Door dat gebod en particuliere belofte laat God niemand in de twijfel, de onrechtvaardigen noch Zijn kinderen, wat betreft hun plicht, hun geestelijke staat of de zekerheid van de waarheid van het evangelie. Het is in het licht van deze werkelijkheid van het evangelie, dat we moeten het welgemeende aanbod, of het zogenaamde vrije aanbod van het evangelie, moeten beoordelen.

II. Het aanbod in de geschiedenis

Een semi-remonstrantse neiging, hypothetisch universalisme

De theorie van het aanbod behoort tot een zekere semi-remonstrantse neiging die aanwezig is in de gereformeerde en presbyteriaanse gemeenschap sinds de tijd van de Synode van Dordrecht. Het is een poging om het voorwaardelijk universalisme van de remonstranten te verbinden met de waarheid van de sovereine, particuliere genade van het Calvinisme. Deze dwaling is misschien het best omschreven als “hypothetisch universalisme”.

Hypothetisch universalisme en verkiezing.

Dit synergisme werd voor het eerst geleerd ten tijde van de Dordtse Synode door John Cameron in Frankrijk en Engeland, en zowel toen als later door zijn vooraanstaande leerlingen, Amyrauld in Frankrijk, en Davenant, een Britse afgevaardigde op de Synode van Dordrecht. In de oorspronkelijke vorm was het een poging om de gereformeerde en de remonstrantse leer van verkiezing te combineren door de leer dat er twee verschillende besluiten van verkiezing zijn: een remonstrants besluit, dat God besloten heeft allen en iedereen zalig te maken op voorwaarde van geloof, en een semi-calvinistisch besluit, dat God besloten heeft de voorwaarden te vervullen, en slechts aan sommigen geloof te geven. Om het kort en bondig te zeggen, het is de gedachte dat God iedereen zalig wil maken, maar besloten heeft om slechts sommigen zalig te maken. Het is een tegenstrijdende dualisme, dubbel-spoor theologie. Haar algemene verkiezing is voorwaardelijk en remonstrants, en in het licht van een particulier besluit om sommigen zalig te maken, is het ook niet meer dan hypothetisch.
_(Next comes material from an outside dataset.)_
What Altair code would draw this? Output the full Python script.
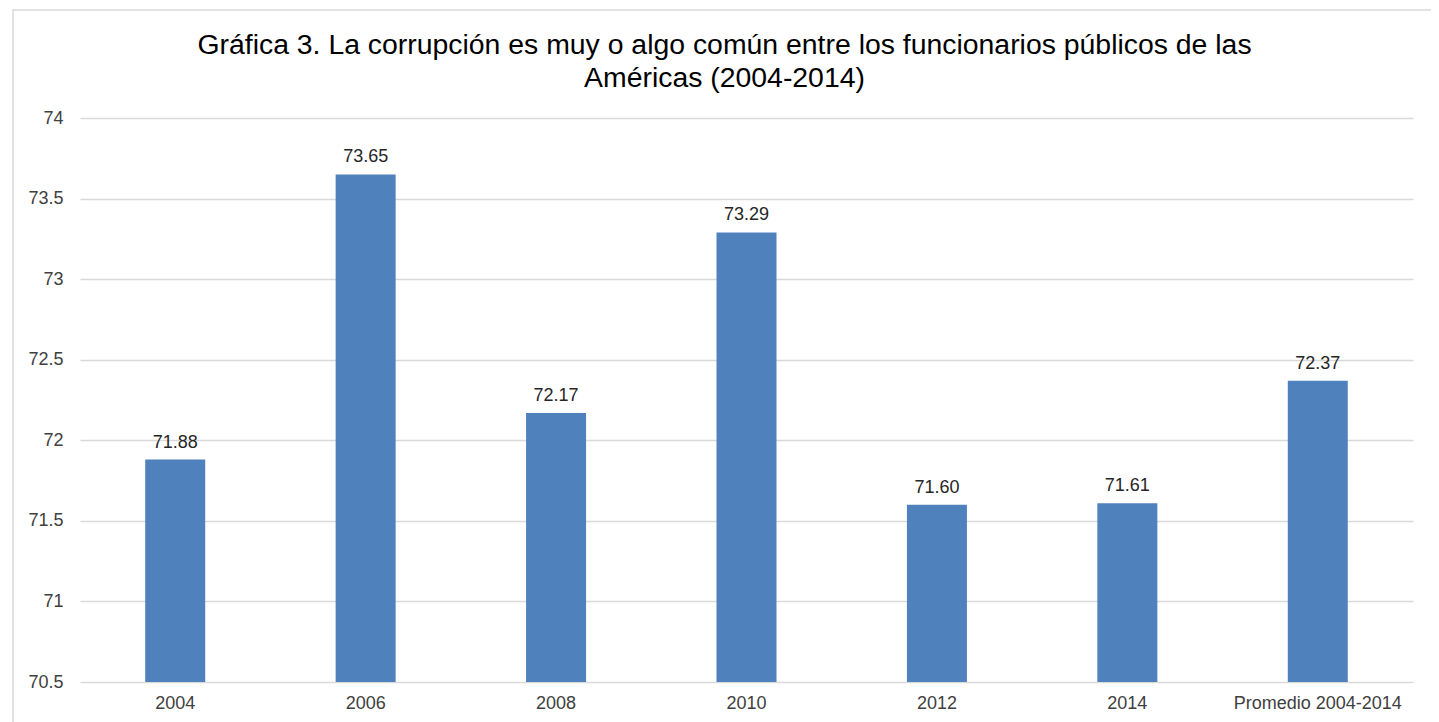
import altair as alt
import pandas as pd

categories = ["2004", "2006", "2008", "2010", "2012", "2014", "Promedio 2004-2014"]
values = [71.88, 73.65, 72.17, 73.29, 71.60, 71.61, 72.37]
labels = ["71.88", "73.65", "72.17", "73.29", "71.60", "71.61", "72.37"]
y_ticks = [70.5, 71, 71.5, 72, 72.5, 73, 73.5, 74]

df = pd.DataFrame({"cat": categories, "val": values, "lab": labels})

FONT = "Liberation Sans"

x = alt.X("cat:N", sort=categories, title=None,
          scale=alt.Scale(paddingInner=0, paddingOuter=0),
          axis=alt.Axis(labelAngle=0, ticks=False, domain=False, labelPadding=12,
                        labelFontSize=18, labelColor="#404040", labelFont=FONT))
y = alt.Y("val:Q", title=None,
          scale=alt.Scale(domain=[70.5, 74], zero=False, nice=False),
          axis=alt.Axis(values=y_ticks, labelExpr="'' + datum.value", ticks=False,
                        domain=False, labelPadding=17, labelFontSize=18,
                        labelColor="#404040", labelFont=FONT,
                        gridColor="#d9d9d9", gridWidth=1.5))

base = alt.Chart(df)

bars = base.mark_bar(size=60, color="#4F81BD").encode(x=x, y=y, y2=alt.datum(70.5))
text = base.mark_text(baseline="bottom", dy=-8, fontSize=18, font=FONT, color="#262626").encode(
    x=x, y=y, text="lab:N")

frame = alt.Chart(pd.DataFrame({"a": [0]})).mark_rect(
    fill=None, stroke="#d9d9d9", strokeWidth=1.5).encode(
    x=alt.value(-67), x2=alt.value(1353), y=alt.value(-108), y2=alt.value(640))

chart = alt.layer(frame, bars, text).properties(
    width=1333, height=564,
    padding={"left": 72, "top": 110, "right": 18, "bottom": 40},
    autosize=alt.AutoSizeParams(type="none"),
    title=alt.TitleParams(
        ["Gráfica 3. La corrupción es muy o algo común entre los funcionarios públicos de las",
         "Américas (2004-2014)"],
        fontSize=28.4, font=FONT, fontWeight="normal", color="#000000",
        anchor="middle", frame="group", dx=-22, dy=114, offset=30, lineHeight=33),
).configure(background="white").configure_view(stroke=None, strokeWidth=0)

chart.save("out.html", embed_options={"renderer": "svg", "actions": False})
Deze beschouwing werd tegengestaan door de Synode van Dordrecht, als ze in de Leerregels waar Gods voornemen genoemd wordt, slechts spreken van een voornemen en plan om de uitverkorenen te redden.

Toen Amyrauld en zijn volgelingen na de Synode doorgingen deze visie te leren, werden zijn beschouwingen veroordeeld onder leiding van Francis Turretin, in de Zwitserse Formula Consensus, als remonstrants en tegenstrijdig met Dordrecht. Evenzo, toen de beschouwingen van Davenant en zijn volgelingen werden uitgedragen in Engeland, werden ze tegengestaan door John Owen in zijn boek The Death of Death in the Death of Christ.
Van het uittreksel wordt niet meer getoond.